Le président, qui laissait planer le doute sur une éventuelle candidature pour l’élection d’octobre, a annoncé céder la place«à une jeune génération».
La décision est tombée au détour d’un discours dont personne n’attendait grand-chose. «Je vous annonce solennellement que j’ai décidé de ne pas être candidat à la présidentielle du 31 octobre 2020 et de transférer le pouvoir à une jeune génération», a soudain lancé le président ivoirien devant le Parlement réuni en congrès extraordinaire. Cette annonce, qui a pris tout le monde par surprise, met fin à des mois de suspense durant lesquels Alassane Ouattara et son entourage avaient laissé planer le doute sur un éventuel troisième mandat.
Élu en 2010, réélu en 2015, le chef de l’État avait, en théorie, la possibilité de s’accrocher en dépit d’une constitution qui limite le nombre de mandat à deux. Un changement de constitution en 2016 avait rendu possible une nouvelle candidature. Mais tirer sur cette vieille ficelle, déjà usée par nombre d’autocrates africains, aurait fait tache pour un président qui s’est toujours présenté en démocrate exemplaire. En renonçant, Alassane Ouattara, 78 ans, ouvre la voie à une transition démocratique, une première historique pour la Côte d’Ivoire.
Un temps interdit, les députés et les sénateurs ont ensuite longuement applaudi, majorité comme opposition. Mamadou Touré, porte-parole adjoint du gouvernement, a insisté sur la «leçon pour l’ensemble de la classe politique ivoirienne», avec une pointe de regret car, selon lui, «beaucoup avaient le sentiment qu’il devait parachever le travail». «C’est une bonne décision qui permet au président Ouattara de sortir la tête haute de sa carrière politique (…) et d’offrir l’opportunité à la nouvelle génération de faire ses preuves», a, pour sa part, affirmé Pascal Affi N’guessan, ancien premier ministre de Laurent Gbagbo. À l’étranger, le retrait du président ivoirien a aussi été apprécié, Emmanuel Macron saluant en son homologue ivoirien «un homme de parole et homme d’État».

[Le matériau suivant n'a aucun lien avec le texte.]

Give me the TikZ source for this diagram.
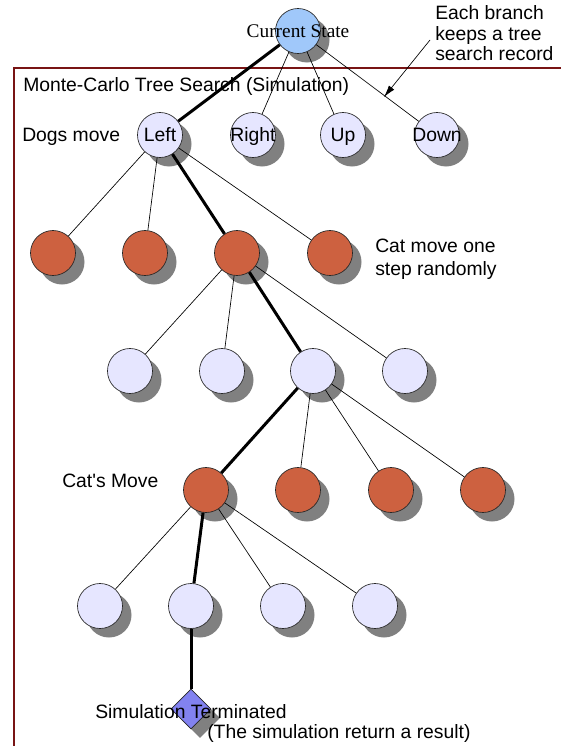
\documentclass[tikz,border=0pt]{standalone}
\usepackage{fontspec}
\setmainfont{Liberation Sans}
\newfontfamily\serifcs{Liberation Serif}
\usetikzlibrary{shadows,shapes.geometric,arrows.meta}
\definecolor{lav}{RGB}{230,230,255}
\definecolor{org}{RGB}{205,97,64}
\definecolor{cur}{RGB}{160,200,250}
\definecolor{dia}{RGB}{130,130,240}
\definecolor{frm}{RGB}{120,20,20}
\definecolor{shd}{RGB}{128,128,128}
\newcommand{\zw}[1]{\makebox[0pt]{#1}}
\begin{document}
\begin{tikzpicture}[x=0.75pt,y=-0.75pt,
  txt/.style={font=\fontsize{14.5}{16}\selectfont, inner sep=0pt, anchor=base west},
  base/.style={circle, draw=black!85, line width=0.5pt, minimum size=33.75pt, inner sep=0pt,
    font=\fontsize{14.5}{16}\selectfont, text height=10.4pt, text depth=0pt,
    drop shadow={shadow xshift=6.75pt, shadow yshift=-6.75pt, fill=shd, opacity=1}},
  dognode/.style={base, fill=lav},
  catnode/.style={base, fill=org},
  curnode/.style={base, fill=cur, font=\serifcs\fontsize{14.5}{16}\selectfont, text height=9.6pt},
  endnode/.style={diamond, draw=black!85, line width=0.5pt, fill=dia, minimum size=30pt, inner sep=0pt,
    drop shadow={shadow xshift=6.75pt, shadow yshift=-6.75pt, fill=shd, opacity=1}},
  thinedge/.style={line width=0.5pt},
  thickedge/.style={line width=2.25pt},
  frame/.style={draw=frm, line width=1.5pt}
]
\useasboundingbox (0,0) rectangle (561,746);

% frame
\coordinate (fbl) at (14,746);
\coordinate (ftl) at (14,68);
\coordinate (ftr) at (561,68);
\draw[frame] (fbl) -- (ftl) -- (ftr);

% nodes
\node[curnode] (cs) at (298,31) {\zw{Current State}};

\node[dognode] (L) at (160,135) {\zw{Left}};
\node[dognode] (R) at (253,135) {\zw{Right}};
\node[dognode] (U) at (343,135) {\zw{Up}};
\node[dognode] (D) at (437,135) {\zw{Down}};

\node[catnode] (c1) at (53,253) {};
\node[catnode] (c2) at (145,253) {};
\node[catnode] (c3) at (237,253) {};
\node[catnode] (c4) at (330,253) {};

\node[dognode] (d1) at (130,371) {};
\node[dognode] (d2) at (222,371) {};
\node[dognode] (d3) at (313,371) {};
\node[dognode] (d4) at (405,371) {};

\node[catnode] (e1) at (206,490) {};
\node[catnode] (e2) at (298,490) {};
\node[catnode] (e3) at (391,490) {};
\node[catnode] (e4) at (483,490) {};

\node[dognode] (f1) at (100,606) {};
\node[dognode] (f2) at (191,606) {};
\node[dognode] (f3) at (283,606) {};
\node[dognode] (f4) at (375,606) {};

\node[endnode] (term) at (191,709) {};

% edges
\draw[thickedge] (cs) -- (L);
\draw[thinedge] (cs) -- (R);
\draw[thinedge] (cs) -- (U);
\draw[thinedge] (cs) -- (D);

\draw[thinedge] (L) -- (c1);
\draw[thinedge] (L) -- (c2);
\draw[thickedge] (L) -- (c3);
\draw[thinedge] (L) -- (c4);

\draw[thinedge] (c3) -- (d1);
\draw[thinedge] (c3) -- (d2);
\draw[thickedge] (c3) -- (d3);
\draw[thinedge] (c3) -- (d4);

\draw[thickedge] (d3) -- (e1);
\draw[thinedge] (d3) -- (e2);
\draw[thinedge] (d3) -- (e3);
\draw[thinedge] (d3) -- (e4);

\draw[thinedge] (e1) -- (f1);
\draw[thickedge] (e1) -- (f2);
\draw[thinedge] (e1) -- (f3);
\draw[thinedge] (e1) -- (f4);

\draw[thickedge] (f2) -- (term);

% labels
\node[txt] (title) at (23,91) {Monte-Carlo Tree Search (Simulation)};
\node[txt] (dogs) at (22,141) {Dogs move};
\node[txt] (cat1) at (375,252) {Cat move one};
\node[txt] (cat2) at (375,275) {step randomly};
\node[txt] (catm) at (62,487) {Cat\textquotesingle s Move};
\node[txt] (st1) at (95,718) {Simulation Terminated};
\node[txt] (st2) at (207,738) {(The simulation return a result)};

\node[txt] (a1) at (435,19) {Each branch};
\node[txt] (a2) at (435,40) {keeps a tree};
\node[txt] (a3) at (435,60) {search record};

% annotation arrow
\coordinate (atail) at (430,40);
\coordinate (ahead) at (384,97);
\draw[line width=0.5pt, -{Latex[length=9pt,width=5pt]}] (atail) -- (ahead);
\end{tikzpicture}
\end{document}
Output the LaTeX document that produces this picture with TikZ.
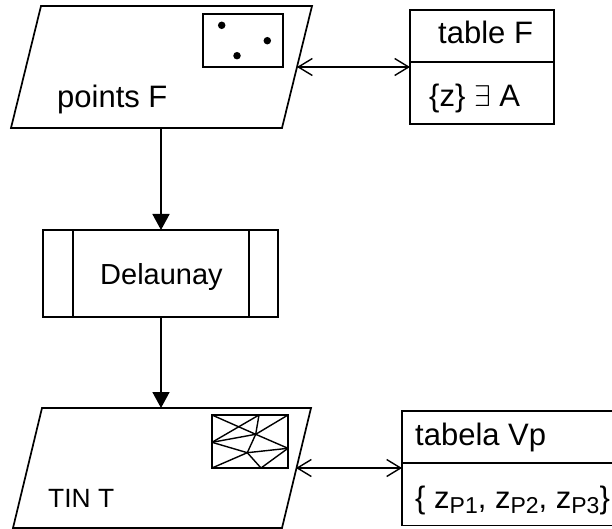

Forte pression sur ces rivaux
Les raisons qui ont poussé Alassane Ouattara à précipiter son annonce restent mystérieuses. «Il a senti que le climat politique se tendait, qu’il y avait une crispation dans le pays autour de sa candidature et il a voulu détendre l’atmosphère», analyse Ousmane Zina, professeur à l’université de Bouaké. C’est aussi une façon de se replacer dans le jeu régional où la question de l’alternance se pose à nouveau. Au Togo, Faure Gnassingbé vient d’être réélu pour la quatrième fois, tandis qu’en Guinée, Alpha Condé cherche à modifier la loi fondamentale pour s’ouvrir la voie vers un troisième quinquennat.
Il a senti que le climat politique se tendait, qu’il y avait une crispation dans le pays autour de sa candidature et il a voulu détendre l’atmosphère
Ousmane Zina, professeur à l’université de Bouaké
Le mouvement est aussi très politique. En renonçant, le président ivoirien met une très forte pression sur ces vieux rivaux, Henri Konan Bédié, 86 ans et Laurent Gbagbo, 74 ans avec lesquels il monopolise la scène politique depuis plus de trente ans. Il a d’ailleurs justifié son choix, non par une nécessité de respecter une quelconque parole donnée, mais bien par celle de transmettre le pouvoir aux plus jeunes. Or, Bébié a déjà largement fait fuiter son désir de se présenter, tandis que Gbagbo, qui attend le jugement de la Cour pénale internationale pour se prononcer, n’en a pas écarté l’idée. «Pour eux, une candidature ne sera pas impossible mais plus difficile à expliquer aux Ivoiriens qui ne sont pas restés sourds aux mots du président sortant», estime le chercheur.
Le retrait entraîne aussi bien des questions, à commencer par la succession. Elle devrait, en théorie, revenir au premier ministre Amadou Gon Coulibaly, un fidèle. Mais déjà au sein du Rassemblement des houphouëtistes pour la démocratie et la paix (RHDP), certains soulignent le manque de charisme de ce grand bourgeois du nord et sa relative mauvaise image. Plusieurs ministres ne cachent pas leur ambition. Mais pour le RHDP, comme pour les autres formations, le temps presse car la présidentielle, prévue en octobre, s’annonce désormais extrêmement ouverte.